Exercise
Copy the data that follows exactly. Include no pictures.
## begin Data
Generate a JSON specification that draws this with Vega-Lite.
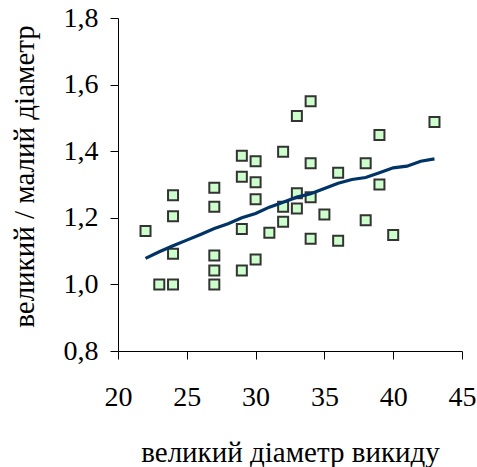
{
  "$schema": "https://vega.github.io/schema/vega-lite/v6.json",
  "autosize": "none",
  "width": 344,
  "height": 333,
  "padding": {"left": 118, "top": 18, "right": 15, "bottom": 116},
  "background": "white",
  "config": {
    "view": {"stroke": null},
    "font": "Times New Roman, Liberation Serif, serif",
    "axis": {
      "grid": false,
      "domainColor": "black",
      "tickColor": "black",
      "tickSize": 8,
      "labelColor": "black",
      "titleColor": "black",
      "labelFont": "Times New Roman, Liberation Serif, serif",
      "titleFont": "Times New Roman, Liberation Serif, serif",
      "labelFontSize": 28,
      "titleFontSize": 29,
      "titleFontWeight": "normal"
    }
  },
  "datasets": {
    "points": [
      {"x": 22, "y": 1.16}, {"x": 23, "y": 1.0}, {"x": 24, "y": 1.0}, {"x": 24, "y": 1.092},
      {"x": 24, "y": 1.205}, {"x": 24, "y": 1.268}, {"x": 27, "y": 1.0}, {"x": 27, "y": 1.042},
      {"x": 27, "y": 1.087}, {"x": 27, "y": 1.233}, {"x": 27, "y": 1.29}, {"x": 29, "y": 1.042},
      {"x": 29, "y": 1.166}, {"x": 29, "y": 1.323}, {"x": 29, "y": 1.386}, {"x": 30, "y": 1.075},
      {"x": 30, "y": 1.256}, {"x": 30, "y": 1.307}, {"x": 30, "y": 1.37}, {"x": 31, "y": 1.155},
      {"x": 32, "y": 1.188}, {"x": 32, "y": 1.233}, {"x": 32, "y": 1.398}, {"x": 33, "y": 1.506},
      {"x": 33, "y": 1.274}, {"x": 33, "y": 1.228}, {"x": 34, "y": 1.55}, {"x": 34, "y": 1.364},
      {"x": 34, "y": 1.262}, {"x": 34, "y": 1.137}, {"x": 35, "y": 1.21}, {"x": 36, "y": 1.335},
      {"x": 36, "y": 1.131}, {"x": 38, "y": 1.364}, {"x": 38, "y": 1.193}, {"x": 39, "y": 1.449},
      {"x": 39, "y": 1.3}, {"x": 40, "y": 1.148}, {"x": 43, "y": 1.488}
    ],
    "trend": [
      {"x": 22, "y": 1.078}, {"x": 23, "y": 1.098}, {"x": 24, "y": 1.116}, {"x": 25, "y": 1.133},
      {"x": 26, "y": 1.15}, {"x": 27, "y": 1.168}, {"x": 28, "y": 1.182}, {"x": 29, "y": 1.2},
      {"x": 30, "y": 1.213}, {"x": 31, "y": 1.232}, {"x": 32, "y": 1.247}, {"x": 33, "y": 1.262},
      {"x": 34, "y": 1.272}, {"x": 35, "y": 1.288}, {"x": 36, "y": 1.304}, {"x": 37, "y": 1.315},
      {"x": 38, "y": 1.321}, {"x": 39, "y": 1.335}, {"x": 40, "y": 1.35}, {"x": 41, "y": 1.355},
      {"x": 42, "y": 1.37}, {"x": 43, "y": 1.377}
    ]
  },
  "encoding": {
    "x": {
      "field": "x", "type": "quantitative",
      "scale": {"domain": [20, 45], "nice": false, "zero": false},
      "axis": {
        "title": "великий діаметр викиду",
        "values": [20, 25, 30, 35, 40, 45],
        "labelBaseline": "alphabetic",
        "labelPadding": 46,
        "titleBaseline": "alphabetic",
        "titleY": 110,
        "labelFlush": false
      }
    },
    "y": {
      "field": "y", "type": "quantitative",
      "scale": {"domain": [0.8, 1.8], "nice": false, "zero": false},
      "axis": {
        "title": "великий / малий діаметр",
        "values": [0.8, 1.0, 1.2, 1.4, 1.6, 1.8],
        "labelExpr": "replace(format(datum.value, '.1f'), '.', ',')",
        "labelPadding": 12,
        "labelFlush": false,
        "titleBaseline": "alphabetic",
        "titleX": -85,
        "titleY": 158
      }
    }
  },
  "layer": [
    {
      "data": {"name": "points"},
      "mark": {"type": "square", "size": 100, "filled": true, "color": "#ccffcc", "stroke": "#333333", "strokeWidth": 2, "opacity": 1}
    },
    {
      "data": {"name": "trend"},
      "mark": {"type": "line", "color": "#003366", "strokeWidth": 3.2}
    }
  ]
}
## end Data
Solution to the problem
Generate a JSON specification that draws this with Vega-Lite.
{
  "$schema": "https://vega.github.io/schema/vega-lite/v6.json",
  "autosize": "none",
  "width": 344,
  "height": 333,
  "padding": {"left": 118, "top": 18, "right": 15, "bottom": 116},
  "background": "white",
  "config": {
    "view": {"stroke": null},
    "font": "Times New Roman, Liberation Serif, serif",
    "axis": {
      "grid": false,
      "domainColor": "black",
      "tickColor": "black",
      "tickSize": 8,
      "labelColor": "black",
      "titleColor": "black",
      "labelFont": "Times New Roman, Liberation Serif, serif",
      "titleFont": "Times New Roman, Liberation Serif, serif",
      "labelFontSize": 28,
      "titleFontSize": 29,
      "titleFontWeight": "normal"
    }
  },
  "datasets": {
    "points": [
      {"x": 22, "y": 1.16}, {"x": 23, "y": 1.0}, {"x": 24, "y": 1.0}, {"x": 24, "y": 1.092},
      {"x": 24, "y": 1.205}, {"x": 24, "y": 1.268}, {"x": 27, "y": 1.0}, {"x": 27, "y": 1.042},
      {"x": 27, "y": 1.087}, {"x": 27, "y": 1.233}, {"x": 27, "y": 1.29}, {"x": 29, "y": 1.042},
      {"x": 29, "y": 1.166}, {"x": 29, "y": 1.323}, {"x": 29, "y": 1.386}, {"x": 30, "y": 1.075},
      {"x": 30, "y": 1.256}, {"x": 30, "y": 1.307}, {"x": 30, "y": 1.37}, {"x": 31, "y": 1.155},
      {"x": 32, "y": 1.188}, {"x": 32, "y": 1.233}, {"x": 32, "y": 1.398}, {"x": 33, "y": 1.506},
      {"x": 33, "y": 1.274}, {"x": 33, "y": 1.228}, {"x": 34, "y": 1.55}, {"x": 34, "y": 1.364},
      {"x": 34, "y": 1.262}, {"x": 34, "y": 1.137}, {"x": 35, "y": 1.21}, {"x": 36, "y": 1.335},
      {"x": 36, "y": 1.131}, {"x": 38, "y": 1.364}, {"x": 38, "y": 1.193}, {"x": 39, "y": 1.449},
      {"x": 39, "y": 1.3}, {"x": 40, "y": 1.148}, {"x": 43, "y": 1.488}
    ],
    "trend": [
      {"x": 22, "y": 1.078}, {"x": 23, "y": 1.098}, {"x": 24, "y": 1.116}, {"x": 25, "y": 1.133},
      {"x": 26, "y": 1.15}, {"x": 27, "y": 1.168}, {"x": 28, "y": 1.182}, {"x": 29, "y": 1.2},
      {"x": 30, "y": 1.213}, {"x": 31, "y": 1.232}, {"x": 32, "y": 1.247}, {"x": 33, "y": 1.262},
      {"x": 34, "y": 1.272}, {"x": 35, "y": 1.288}, {"x": 36, "y": 1.304}, {"x": 37, "y": 1.315},
      {"x": 38, "y": 1.321}, {"x": 39, "y": 1.335}, {"x": 40, "y": 1.35}, {"x": 41, "y": 1.355},
      {"x": 42, "y": 1.37}, {"x": 43, "y": 1.377}
    ]
  },
  "encoding": {
    "x": {
      "field": "x", "type": "quantitative",
      "scale": {"domain": [20, 45], "nice": false, "zero": false},
      "axis": {
        "title": "великий діаметр викиду",
        "values": [20, 25, 30, 35, 40, 45],
        "labelBaseline": "alphabetic",
        "labelPadding": 46,
        "titleBaseline": "alphabetic",
        "titleY": 110,
        "labelFlush": false
      }
    },
    "y": {
      "field": "y", "type": "quantitative",
      "scale": {"domain": [0.8, 1.8], "nice": false, "zero": false},
      "axis": {
        "title": "великий / малий діаметр",
        "values": [0.8, 1.0, 1.2, 1.4, 1.6, 1.8],
        "labelExpr": "replace(format(datum.value, '.1f'), '.', ',')",
        "labelPadding": 12,
        "labelFlush": false,
        "titleBaseline": "alphabetic",
        "titleX": -85,
        "titleY": 158
      }
    }
  },
  "layer": [
    {
      "data": {"name": "points"},
      "mark": {"type": "square", "size": 100, "filled": true, "color": "#ccffcc", "stroke": "#333333", "strokeWidth": 2, "opacity": 1}
    },
    {
      "data": {"name": "trend"},
      "mark": {"type": "line", "color": "#003366", "strokeWidth": 3.2}
    }
  ]
}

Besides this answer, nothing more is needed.